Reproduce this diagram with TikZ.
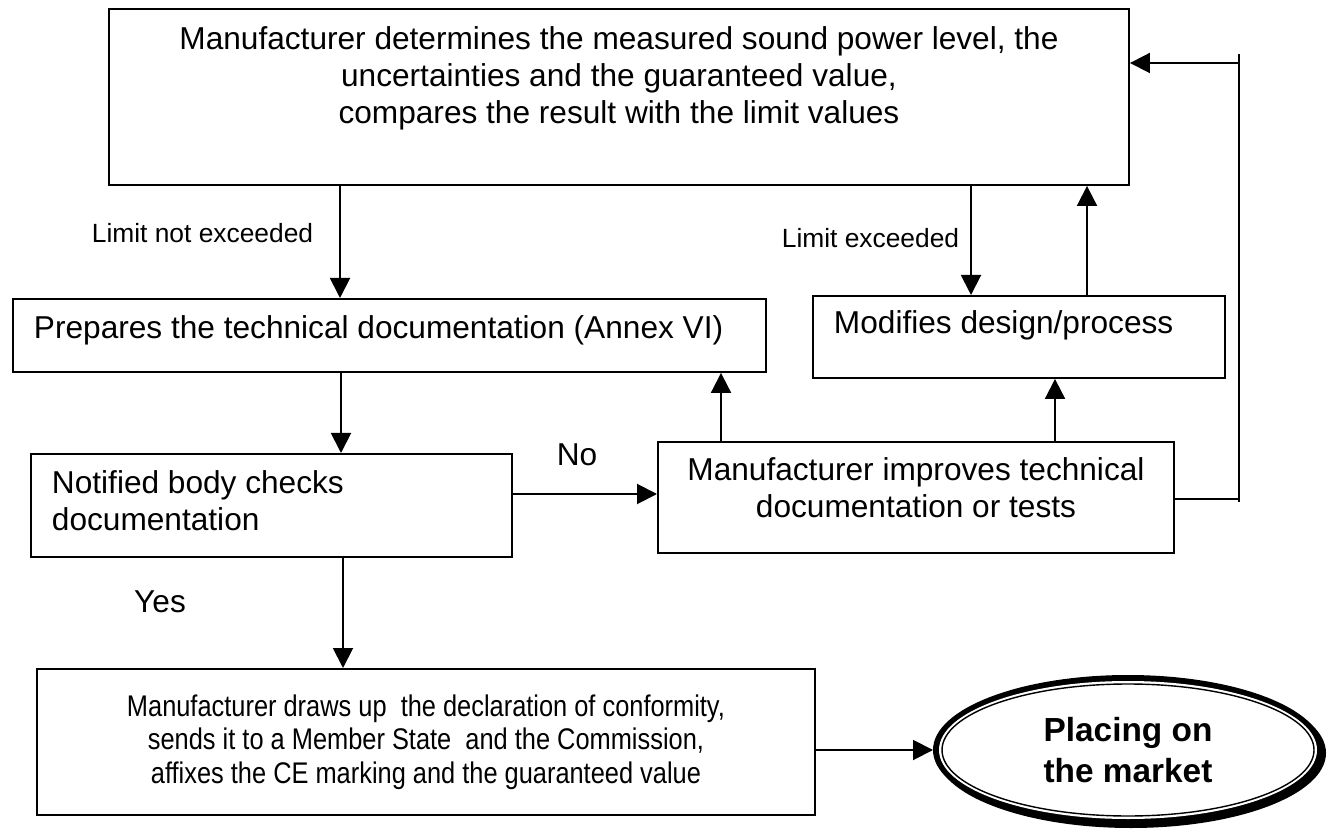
\documentclass[tikz,border=0pt]{standalone}
\usepackage{fontspec}
\setmainfont{Liberation Sans}
\newfontfamily\narrowfont{Liberation Sans}[FakeStretch=0.85]
\usetikzlibrary{arrows.meta,shapes.geometric}
\begin{document}
\begin{tikzpicture}[
  box/.style={draw,line width=1.1pt,inner sep=0,anchor=north west,font=\fontsize{18}{21}\selectfont},
  arr/.style={line width=1.1pt,-{Triangle[length=0.4cm,width=0.4cm]}},
  txt/.style={inner sep=0,font=\fontsize{18}{21}\selectfont},
  lbl/.style={inner sep=0,font=\fontsize{15}{18}\selectfont}]
\useasboundingbox (0,0) rectangle (26.54,-16.64);
\node[box](measure) at (2.16,-0.16)
  {\parbox[c][3.52cm][t]{20.4cm}{\centering\vspace*{0.36cm}Manufacturer determines the measured sound power level, the\\
   uncertainties and the guaranteed value,\\compares the result with the limit values}};
\node[box](prepare) at (0.24,-5.96)
  {\parbox[c][1.46cm][t]{15.06cm}{\vspace*{0.33cm}\hspace*{0.42cm}Prepares the technical documentation (Annex VI)}};
\node[box](modify) at (16.24,-5.9)
  {\parbox[c][1.64cm][t]{8.24cm}{\vspace*{0.29cm}\hspace*{0.42cm}Modifies design/process}};
\node[box](check) at (0.6,-9.06)
  {\parbox[c][2.06cm][t]{9.62cm}{\vspace*{0.33cm}\leftskip=0.42cm Notified body checks\\documentation}};
\node[box](improve) at (13.14,-8.82)
  {\parbox[c][2.22cm][t]{10.32cm}{\centering\vspace*{0.31cm}Manufacturer improves technical\\documentation or tests}};
\node[box,font=\narrowfont\fontsize{17}{19}\selectfont](declare) at (0.72,-13.36)
  {\parbox[c][2.92cm][c]{15.56cm}{\centering Manufacturer draws up\ \ the declaration of conformity,\\
   sends it to a Member State\ \ and the Commission,\\affixes the CE marking and the guaranteed value}};
\coordinate (mc) at (22.56,-15);
\fill([shift={(0.06,-0.06)}]mc) ellipse [x radius=3.9cm,y radius=1.5cm];
\fill(mc) ellipse [x radius=3.9cm,y radius=1.5cm];
\fill[white](mc) ellipse [x radius=3.78cm,y radius=1.38cm];
\draw[line width=0.8pt](mc) ellipse [x radius=3.72cm,y radius=1.32cm];
\node[ellipse,minimum width=7.8cm,minimum height=3cm,inner sep=0,outer sep=0,align=center,
  font=\bfseries\fontsize{19}{23}\selectfont](market) at (mc) {Placing on\\the market};
\node[lbl](notexc) at (4.05,-4.66) {Limit not exceeded};
\node[lbl](exc) at (17.41,-4.76) {Limit exceeded};
\node[txt](no) at (11.54,-9.1) {No};
\node[txt](yes) at (3.2,-12.04) {Yes};
\draw[arr](6.8,0 |- measure.south)--(6.8,0 |- prepare.north);
\draw[arr](6.82,0 |- prepare.south)--(6.82,0 |- check.north);
\draw[arr](6.86,0 |- check.south)--(6.86,0 |- declare.north);
\draw[arr](19.42,0 |- measure.south)--(19.42,0 |- modify.north);
\draw[arr](21.74,0 |- modify.north)--(21.74,0 |- measure.south);
\draw[arr](14.42,0 |- improve.north)--(14.42,0 |- prepare.south);
\draw[arr](21.1,0 |- improve.north)--(21.1,0 |- modify.south);
\draw[arr](check.east |- 0,-9.88)--(improve.west |- 0,-9.88);
\draw[arr](declare.east |- market.west)--(market.west);
\coordinate (turn) at (24.78,-9.98);
\draw[arr](improve.east |- turn)--(turn)|-(measure.east |- 0,-1.26);
\draw[line width=1.1pt](turn)--++(0,-0.06) (turn |- 0,-1.26)--++(0,0.18);
\end{tikzpicture}
\end{document}
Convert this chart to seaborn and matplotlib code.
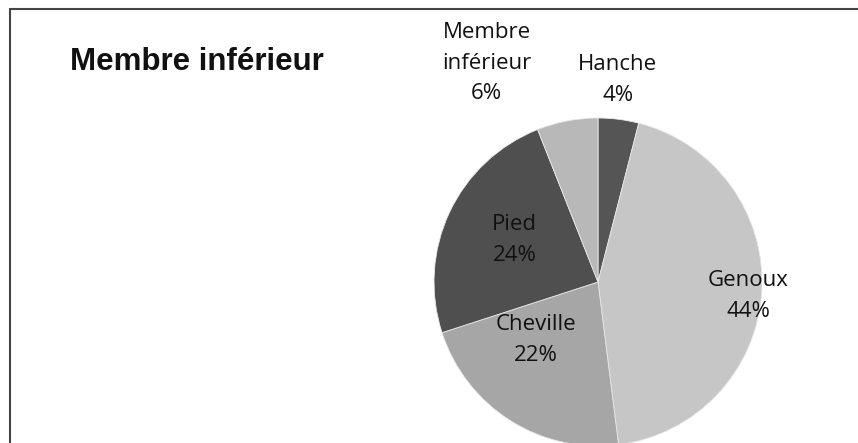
import matplotlib
matplotlib.use("Agg")
import matplotlib.pyplot as plt
from matplotlib.lines import Line2D
import seaborn as sns

# ---- data ----
categories = ["Hanche", "Genoux", "Cheville", "Pied", "Membre\ninférieur"]
values = [4, 44, 22, 24, 6]
title = "Membre inférieur"

# ---- style ----
colors = ["#555555", "#c6c6c6", "#a6a6a6", "#4f4f4f", "#b8b8b8"]
# label positions in pie units (radius = 1)
label_xy = [(0.12, 1.23), (0.915, -0.085), (-0.38, -0.355), (-0.51, 0.255), (-0.68, 1.335)]

sns.set_theme(style="white")
plt.rcParams["font.family"] = ["Open Sans", "DejaVu Sans"]

W, H = 858, 443
fig = plt.figure(figsize=(W / 100, H / 100), dpi=100)
fig.patch.set_facecolor("white")

cx, cy, R = 598, 282, 164
ax = fig.add_axes([(cx - R) / W, (H - cy - R) / H, 2 * R / W, 2 * R / H])
wedges, _ = ax.pie(values, colors=colors, startangle=90, counterclock=False,
                   radius=1, wedgeprops=dict(edgecolor="#e8e8e8", linewidth=0.6))
ax.set_xlim(-1, 1)
ax.set_ylim(-1, 1)
ax.set_aspect("equal")
ax.axis("off")

total = sum(values)
for cat, v, (x, y) in zip(categories, values, label_xy):
    ax.text(x, y, f"{cat}\n{round(100 * v / total)}%", ha="center", va="center",
            fontsize=16, color="#111111", linespacing=1.6, clip_on=False)

fig.text(70 / W, 1 - 70 / H, title, fontsize=22.5, fontweight="bold",
         family=["Liberation Sans", "DejaVu Sans"], color="#111111",
         ha="left", va="baseline")

# frame lines (left and top)
fig.add_artist(Line2D([10 / W, 10 / W], [0, 1 - 9 / H], transform=fig.transFigure,
                      color="#444444", linewidth=1.5))
fig.add_artist(Line2D([10 / W, 1], [1 - 9 / H, 1 - 9 / H], transform=fig.transFigure,
                      color="#444444", linewidth=1.5))

fig.savefig("out.png", dpi=100)
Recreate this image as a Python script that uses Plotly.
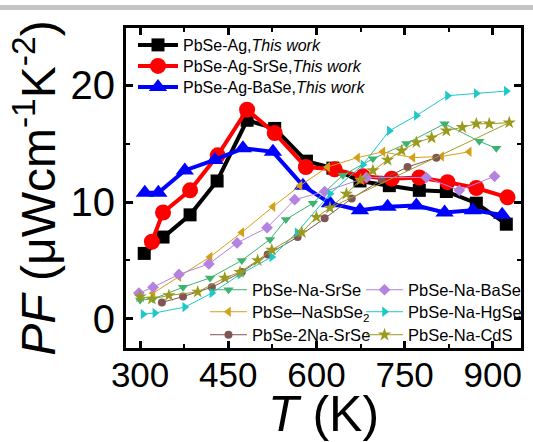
import plotly.graph_objects as go

# ---------------- data ----------------
T_ag = [307, 339, 385, 431, 482, 529, 583, 628, 674, 724, 775, 821, 872, 923]
PF_ag = [5.6, 7.0, 8.9, 11.8, 17.0, 16.3, 13.5, 12.9, 11.8, 11.4, 11.0, 10.9, 9.9, 8.1]

T_srse = [320, 339, 385, 432, 482, 529, 582, 631, 679, 728, 775, 823, 872, 925]
PF_srse = [6.6, 9.1, 11.0, 14.0, 17.9, 15.9, 13.0, 12.8, 12.2, 12.0, 12.1, 11.7, 11.2, 10.4]

T_base = [308, 331, 376, 427, 475, 526, 577, 623, 674, 721, 770, 818, 866, 916]
PF_base = [10.8, 10.8, 12.7, 13.6, 14.6, 14.3, 11.4, 9.9, 9.3, 9.6, 9.7, 9.1, 9.3, 8.9]

T_na_srse = [300, 322, 373, 419, 473, 521, 548, 594, 645, 696, 753, 818, 877, 906]
PF_na_srse = [1.6, 1.7, 2.7, 3.5, 5.0, 6.8, 8.5, 9.9, 12.3, 13.7, 15.0, 16.7, 15.2, 14.6]

T_na_base = [298, 322, 366, 417, 465, 516, 563, 614, 685, 787, 843, 903]
PF_na_base = [2.2, 2.7, 3.8, 4.7, 6.5, 7.8, 10.2, 10.9, 12.1, 12.1, 11.0, 12.2]

T_nasbse = [322, 366, 419, 473, 526, 572, 619, 670, 713, 764, 813, 860]
PF_nasbse = [2.2, 3.6, 5.3, 7.4, 9.6, 11.4, 13.0, 13.8, 14.3, 13.8, 13.9, 14.3]

T_hgse = [305, 325, 376, 422, 470, 524, 567, 623, 679, 724, 770, 823, 872, 923]
PF_hgse = [0.4, 0.5, 1.0, 2.2, 3.8, 5.3, 7.4, 10.7, 13.2, 16.1, 17.4, 19.1, 19.3, 19.5]

T_2na = [337, 373, 422, 473, 517, 568, 614, 660, 711, 755, 804]
PF_2na = [1.4, 1.9, 2.7, 4.0, 5.5, 7.0, 8.6, 10.3, 11.9, 13.0, 13.8]

T_cds = [300, 320, 349, 398, 444, 470, 500, 524, 575, 600, 623, 651, 675, 696,
         721, 745, 770, 796, 821, 848, 872, 894, 928]
PF_cds = [1.9, 1.7, 2.0, 2.3, 3.5, 4.0, 5.0, 5.9, 7.4, 8.7, 9.5, 10.7, 11.9, 12.7,
          13.6, 14.4, 15.1, 15.5, 16.1, 16.4, 16.7, 16.7, 16.8]
# straight olive segment seen in the reference
T_cds_line = [623, 928]
PF_cds_line = [9.5, 16.8]

x_ticks = [300, 450, 600, 750, 900]
y_ticks = [0, 10, 20]

FONT = "Arial, Liberation Sans, sans-serif"

fig = go.Figure()


def add(T, v, name, color, symbol, size, lw, legend, show=True, mode="lines+markers"):
    fig.add_trace(go.Scatter(
        x=T, y=v, mode=mode, name=name, legend=legend, showlegend=show,
        line=dict(color=color, width=lw),
        marker=dict(symbol=symbol, size=size, color=color, line=dict(width=0)),
    ))


add(T_ag, PF_ag, "PbSe-Ag,<i>This work</i>", "#000000", "square", 13, 4, "legend")
add(T_srse, PF_srse, "PbSe-Ag-SrSe,<i>This work</i>", "#ff0000", "circle", 16, 4, "legend2")
add(T_base, PF_base, "PbSe-Ag-BaSe,<i>This work</i>", "#0000ff", "triangle-up", 16, 4, "legend3")

add(T_na_srse, PF_na_srse, "PbSe-Na-SrSe", "#3cb371", "triangle-down", 9, 1, "legend4")
add(T_nasbse, PF_nasbse, "PbSe\u2013NaSbSe<sub>2</sub>", "#d4a017", "triangle-left", 9, 1, "legend5")
add(T_2na, PF_2na, "PbSe-2Na-SrSe", "#7f5555", "circle", 8, 1, "legend6")
add(T_na_base, PF_na_base, "PbSe-Na-BaSe", "#b482e0", "diamond", 9, 1, "legend7")
add(T_hgse, PF_hgse, "PbSe-Na-HgSe", "#1fc8c8", "triangle-right", 9, 1, "legend8")
add(T_cds_line, PF_cds_line, "PbSe-Na-CdS", "#a0a028", "star", 9, 1, "legend9",
    show=False, mode="lines")
add(T_cds, PF_cds, "PbSe-Na-CdS", "#9a9a1e", "star", 10, 1, "legend9")

L, R, TOP, B = 126, 12, 28, 94
W, H = 533, 442
pw, ph = W - L - R, H - TOP - B


def px(x):
    return (x - L) / pw


def py(y):
    return (H - B - y) / ph


def leg(x, y, size, iw):
    return dict(x=px(x), y=py(y), xanchor="left", yanchor="middle",
                bgcolor="rgba(0,0,0,0)", borderwidth=0, itemwidth=iw,
                font=dict(family=FONT, size=size, color="#000"))


top_rows = [45, 66, 87]
bot_rows = [290, 312, 335]
fig.update_layout(
    legend=leg(133, top_rows[0], 16, 40),
    legend2=leg(133, top_rows[1], 16, 40),
    legend3=leg(133, top_rows[2], 16, 40),
    legend4=leg(205, bot_rows[0], 16.5, 37),
    legend5=leg(205, bot_rows[1], 16.5, 37),
    legend6=leg(205, bot_rows[2], 16.5, 37),
    legend7=leg(361, bot_rows[0], 16.5, 37),
    legend8=leg(361, bot_rows[1], 16.5, 37),
    legend9=leg(361, bot_rows[2], 16.5, 37),
)

axis_common = dict(
    showline=True, linecolor="#000", linewidth=3, mirror="allticks",
    ticks="inside", ticklen=7, tickwidth=2.5, tickcolor="#000",
    showgrid=False, zeroline=False,
)

fig.update_xaxes(
    range=[276, 948], tickvals=x_ticks,
    tickfont=dict(family=FONT, size=35, color="#000"), ticklabelstandoff=-6,
    minor=dict(ticks="inside", dtick=75, tick0=300, ticklen=4, tickwidth=2, tickcolor="#000"),
    title=dict(text="<i>T</i> (K)", font=dict(family=FONT, size=50, color="#000"), standoff=10),
    **axis_common,
)
fig.update_yaxes(
    range=[-2.5, 24.9], tickvals=y_ticks,
    tickfont=dict(family=FONT, size=40, color="#000"),
    minor=dict(ticks="inside", dtick=5, tick0=0, ticklen=4, tickwidth=2, tickcolor="#000"),
    title=dict(text="<i>PF</i> (\u03bcWcm<sup>-1</sup>K<sup>-2</sup>)",
               font=dict(family=FONT, size=48, color="#000"), standoff=0),
    **axis_common,
)

fig.add_shape(type="rect", xref="paper", yref="paper",
              x0=-L / pw, x1=1 + R / pw, y0=py(10), y1=py(5),
              fillcolor="#c4c4c4", line=dict(width=0), layer="above")

fig.update_layout(
    width=W, height=H,
    margin=dict(l=L, r=R, t=TOP, b=B, autoexpand=False),
    paper_bgcolor="white", plot_bgcolor="white",
    font=dict(family=FONT, color="#000"),
)

fig.write_html("out.html", config={"displayModeBar": False},
               post_script="document.body.style.margin='0';")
──────
- Given exercise -
The lines to reproduce run from the one above containing "Recreate this image" through the one containing "10.9, 9.9, 8.1]". Copy them exactly and leave out all pictures.

- Full response -
Recreate this image as a Python script that uses Plotly.
import plotly.graph_objects as go

# ---------------- data ----------------
T_ag = [307, 339, 385, 431, 482, 529, 583, 628, 674, 724, 775, 821, 872, 923]
PF_ag = [5.6, 7.0, 8.9, 11.8, 17.0, 16.3, 13.5, 12.9, 11.8, 11.4, 11.0, 10.9, 9.9, 8.1]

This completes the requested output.